The fire department, however, did lose $1350 that was previously earmarked for Civil Defense and forest fires. The transfer to a contingency emergency fund was inadvertently left off the warrant and a proposed amendment to put that money and any other fire department surplus into the contingency fund failed. Several voters were uneasy with letting surplus up to $10,000 roll over into the fund.
Assistant fire chief Scott Higgins said, “I don’t remember any conversation about the fire department operating money being rolled over.” His understanding was that the $1350 only would be converted to a fund to supply food to the new station as a warming shelter in case of disaster or for extra expenses in the event of an extensive forest fire. Otherwise the sum would disappear.
McCormick defended the intent of having any remaining fire department budget roll over into such a fund rather than tempting the department to expend its surplus before the end of the year.
David Roper opposed the amendment. “It looks like a savings account for emergencies in the fire department,” he said. Tony Marple agreed, saying townspeople will come forward to support fire department needs without such an account.
The entire amount approved for Article 15 was $125,018, factoring in $73,600 for the fire and rescue operating budget, and debt service of $20,679 for a fire truck payment and $30,739 for the central fire station.
Other debate centered on the “poor pay” selectmen receive. Salaries were cut for the second year in a row, with the chair expected to receive $4000 and the four others $3000 or $2000, depending on longevity. The line is capped at $14,000.
McCormick said cutting by one-third the hours of the town office assistant position “may require some shifting for the staff, and the work might be slower getting done.”
Budget committee member Barry Tibbetts defended the reductions by saying, “We’re in tough budget conditions.” While the amount selectmen receive may not be justifiable, there are two more board members to pay this year. “This is the best we can do as a town right now.”
McCormick noted that town revenues are down $217,525 from what they were last year.
Toward the close of the three-hour-plus meeting, the remaining voters amended Article 30 by restoring $2500 to the amount the Whitefield Cemetery Corporation originally requested, bumping the sum to $5000. Also included in the article were $1000 for decorating solders’ graves and $2250 for town cemeteries.
Corporation member Phil Russell said more than two-thirds of the graves in Whitefield Cemetery wouldn’t be mowed without the extra money because they lack perpetual care designation. “I know times are tight but we’re only asking $2500 be added,” he said.
An attempt to move $1000 from cemeteries to the food pantry failed but voters amended the food bank article when it came up for debate. Instead of the $1500 recommended, $3000 was voted to be raised and appropriated.
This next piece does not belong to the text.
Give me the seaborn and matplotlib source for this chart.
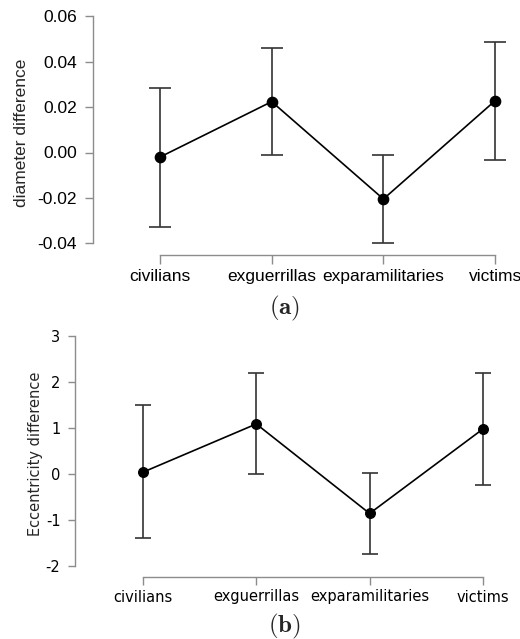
import matplotlib
matplotlib.use("Agg")
import matplotlib.pyplot as plt
import seaborn as sns
import numpy as np

# ---- data ----
groups = ["civilians", "exguerrillas", "exparamilitaries", "victims"]

diam_mean = [-0.002, 0.0224, -0.0205, 0.0228]
diam_low = [-0.0327, -0.0011, -0.0397, -0.0032]
diam_high = [0.0283, 0.0459, -0.0011, 0.0485]
diam_ticks = [-0.04, -0.02, 0.00, 0.02, 0.04, 0.06]
diam_ticklabels = ["-0.04", "-0.02", "0.00", "0.02", "0.04", "0.06"]

ecc_mean = [0.04, 1.09, -0.86, 0.98]
ecc_low = [-1.40, 0.00, -1.75, -0.24]
ecc_high = [1.50, 2.19, 0.03, 2.19]
ecc_ticks = [-2, -1, 0, 1, 2, 3]
ecc_ticklabels = ["-2", "-1", "0", "1", "2", "3"]

sns.set_style("ticks")
plt.rcParams["mathtext.fontset"] = "cm"
plt.rcParams["axes.unicode_minus"] = False

W, H = 520, 639
fig = plt.figure(figsize=(W / 100, H / 100), dpi=100)


def rect(left, right, top, bottom):
    return [left / W, 1 - bottom / H, (right - left) / W, (bottom - top) / H]


def panel(ax, means, lows, highs, ticks, ticklabels, ylabel, ylim, xlim,
          family, fsize, capsize, msize, ylen, ypad, xlen, xpad, lpad):
    sns.pointplot(x=groups, y=means, color="black", errorbar=None,
                  markers="o", markersize=msize, linewidth=1.2, ax=ax,
                  zorder=3)
    pos = np.arange(len(groups))
    m = np.array(means)
    yerr = [m - np.array(lows), np.array(highs) - m]
    ax.errorbar(pos, m, yerr=yerr, fmt="none", ecolor="#333333",
                elinewidth=1.2, capsize=capsize, capthick=1.2, zorder=2)
    ax.set_ylim(*ylim)
    ax.set_xlim(*xlim)
    ax.set_yticks(ticks)
    ax.set_yticklabels(ticklabels, family=family, fontsize=fsize)
    ax.set_xticks(pos)
    ax.set_xticklabels(groups, family=family, fontsize=fsize)
    ax.set_ylabel(ylabel, family=family, fontsize=fsize, labelpad=lpad)
    ax.set_xlabel("")
    sns.despine(ax=ax, trim=True)
    for s in ["left", "bottom"]:
        ax.spines[s].set_color("#8c8c8c")
        ax.spines[s].set_linewidth(1.0)
    ax.tick_params(axis="both", color="#8c8c8c", width=1.0,
                   labelcolor="black")
    ax.tick_params(axis="y", length=ylen, pad=ypad)
    ax.tick_params(axis="x", length=xlen, pad=xpad)
    ax.set_facecolor("white")


# panel (a): pixel geometry from reference
ax1 = fig.add_axes(rect(93, 515, 10, 255))
panel(ax1, diam_mean, diam_low, diam_high, diam_ticks, diam_ticklabels,
      "diameter difference", ((152.5 - 255) / 2270, (152.5 - 10) / 2270),
      (-0.6, (515 - 160) / 111.7), "Liberation Sans", 12.5, 8, 7.5,
      5.8, 5.8, 6.5, 3.5, 6)

ax2 = fig.add_axes(rect(75, 515, 330, 577))
panel(ax2, ecc_mean, ecc_low, ecc_high, ecc_ticks, ecc_ticklabels,
      "Eccentricity difference", ((474 - 577) / 45.9, (474 - 330) / 45.9),
      (-0.6, (515 - 143) / 113.3), "DejaVu Sans", 10.5, 5.8, 7,
      5.0, 5.5, 6.0, 3.0, 2)

fig.text(285 / W, 1 - 308 / H, r"$\mathbf{(a)}$", ha="center", va="center",
         fontsize=18)
fig.text(284 / W, 1 - 626 / H, r"$\mathbf{(b)}$", ha="center", va="center",
         fontsize=18)

fig.savefig("out.png", dpi=100, facecolor="white")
Earl Lemieux, who manages the pantry with his wife, said 64 families are being served. That is the same number as a year ago February.
Malinda Caron argued, “If we can give $2500 to graves, then we can give $3000 to feed our children.”
McCormick said $1200 is left in the food bank account for the 2010-11 fiscal year.
Changes made on the meeting floor added $4000 to the $772,000 budget, which, as originally proposed, was up $39,000 over last year.
In presenting bouquets of flowers to the parents, Sanderson said, “When we raise our children, the last thing we expect is that we’re raising them to go off to war.”
Also honored was former town fire chief Jim Brann. Selectman Frank Ober, presenting a plaque, commended Brann for 20 years of service in both the fire and rescue service. “Your quiet, reassuring presence on any emergency scene led the town through a challenging era,” Ober said.